The final date for entries is January 10th. 2010



  1. Her forehead struck the bedpost, and she sank, half kneeling, on the floor. It was impossible for a self-respecting man to refrain from kicking her: so (he) kicked with the deadly intelligence born of whisky..…

  2. ... she bowed her head, and I smote it off at the neck-bone so that it leaped between my feet…

  3. “I stooped, and caught the man round the ankles ... The sudden check threw him partially over my left shoulder. I jerked him off that shoulder, still holding his ankles, and he fell heavily on, it would appear, the point of his chin, death being instantaneous.”

  4. ‘Touching the matter of that fish and onions... said (he) ... and sent the knife home under the edge of the rib-bone upwards and forwards. There was a thick sick cough, and the body of the African slid slowly from the bed

  5. ... she raced, with lowered head, straight towards the wall. (he) snatched at her dress, turned her, so that she struck the wall with her shoulder and fell—and (his colleague) came down to find him grappling with her, not inexpertly... They backed her down on the couch at last ... clinging to her knees, while (his) full strength and weight forced the thin arms over her head.

  6. He saw perspectives of heads—gunshot wounds—seen from above and a little behind, as they’d lie on the tables; with the pad over their mouths, but still they all accused him of murder...

  7. ‘I walk down a road, a white sandy road near the sea. There are broken fences on either side, and Men come and look at me over them.’ ‘Just men? Do they speak?’ ‘They try to. Their faces are all mildewy—eaten away,’

  8. There was not so much a roar as the purposeful drive of a tide across a jagged reef, which put down every other sound for twenty minutes. A wide sheet of water hurried up to the little terrace on which the house stood...

  9. ... she’d crep’ up an’ up on us, an’ she kep’ creepin’ upon us till we was workin’ knee-deep in the shallers, cuttin’ an’ pookin’ an’ pullin’ what we could get to o’ the rubbish. There was a middlin’ lot comin’ down-stream, too—cattle-bars an’ hop-poles and odds-ends bats, all poltin’ down together…

  10. There was but little light from the stars, and midway to the shoal a branch of the stinking deodar tree brushed my mouth as I swam. That was a sign of heavy rain in the foot-hills and beyond, for the deodar is a strong tree, not easily shaken from the hillsides.

  11. A shrill wail ran along the line, growing to a yell, half fear and half wonder: the face of the river whitened from bank to hank between the stone facings, and the far-away spurs went out in spouts of foam.

  12. There were still, hot hollows surrounded by wet rocks where he could hardly breathe for the heavy scents of the night flowers and the bloom along the creeper buds; dark avenues where the moonlight lay in belts as regular as checkered marbles in a church aisle...
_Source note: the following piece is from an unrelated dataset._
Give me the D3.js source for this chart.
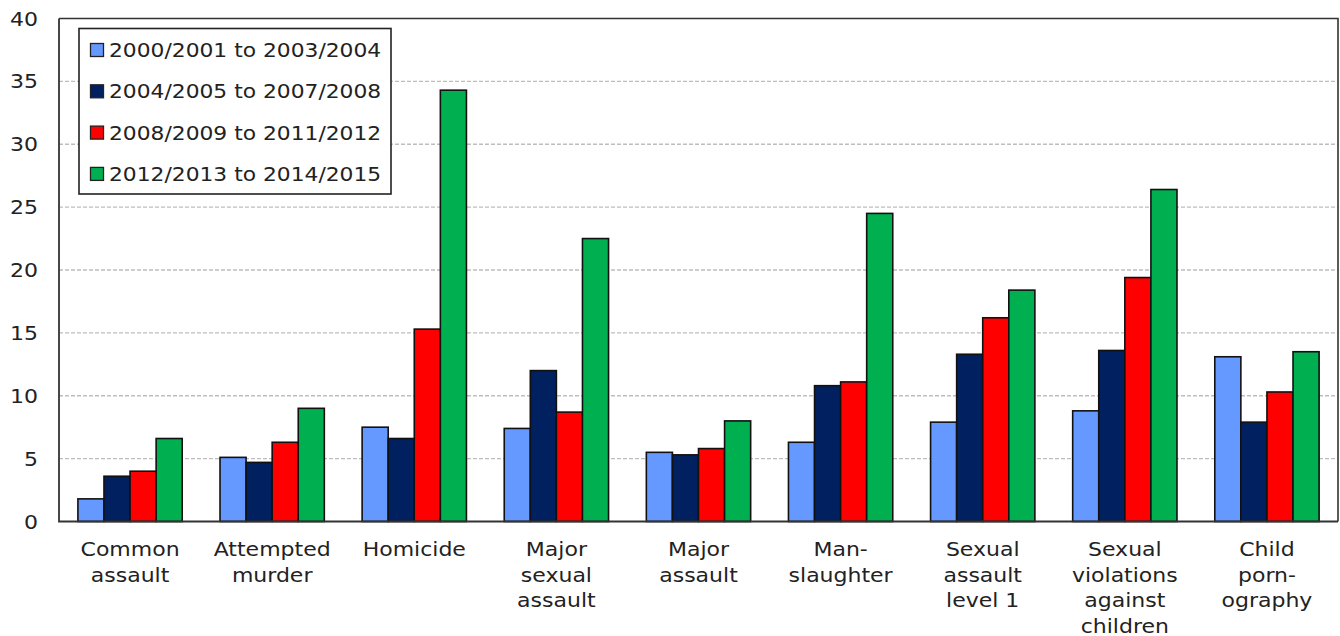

  13. Overhead blazed the unwinking eye of the Moon. Darkness gives at least a false impression of coolness. It was hard not to believe that the flood of light from above was warm. Not so hot as the Sun, but still sickly warm, and heating the heavy air beyond what was our due.

  14. It was a pitchy black night, as stifling as a June night can be, and the loo, the red-hot wind from the westward, was booming among the tinder-dry trees and pretending that the rain was on its heels. Now and again a spot of almost boiling water would fall on the dust with the flop of a frog ...

  15. ...Striped blinds, for it was a blazing autumn morning, covered most of the windows,...There were unaging pitch-pine doors of Gothic design in it; there were inlaid marble mantel-pieces and cut-steel fenders; there were stupendous wall-papers, and octagonal, medallioned Wedgewood what-nots, and black-and-gilt Austrian images holding candelabra ...

  16. she noticed that an imitation-lace cover which should have lain mathematically square with the imitation-marble top of the radiator behind the green plush sofa had slipped away so that one corner hung over the bronze-painted steam pipes.

  17. He led me through a wide parquet-floored hall furnished in pale lemon, with huge Cloisonnée vases, an ebonized and gold grand piano, and banks of pot flowers in Benares brass bowls, up a pale oak staircase to a spacious landing, where there was a green velvet settee trimmed with silver.

  18. Its roof was of black slate, with bright unweathered ridge-tiling; its walls were of blood-coloured brick, cornered and banded with vermiculated stucco work, and there was cobalt, magenta, and purest apple-green window-glass on either side of the front door...

  19. The sun had dipped behind the woods and the long shades were possessing the insolent horsemen one by one. I saw the light die from off the top of a glossy-leaved lance and all the brave hard green turn to soft black. The house, accepting another day at end, as it had accepted an hundred thousand gone, seemed to settle deeper into its rest among the shadows.

  20. She settled him in a drawing-room hung with yellow silk, heavy with the smell of dead leaves and oil lamp. Something murmured soothingly in the background and overcame the noises in his head. He thought he heard horses’ feet on wet gravel and a voice singing about ships and flocks and grass. It passed close to the shuttered bay window.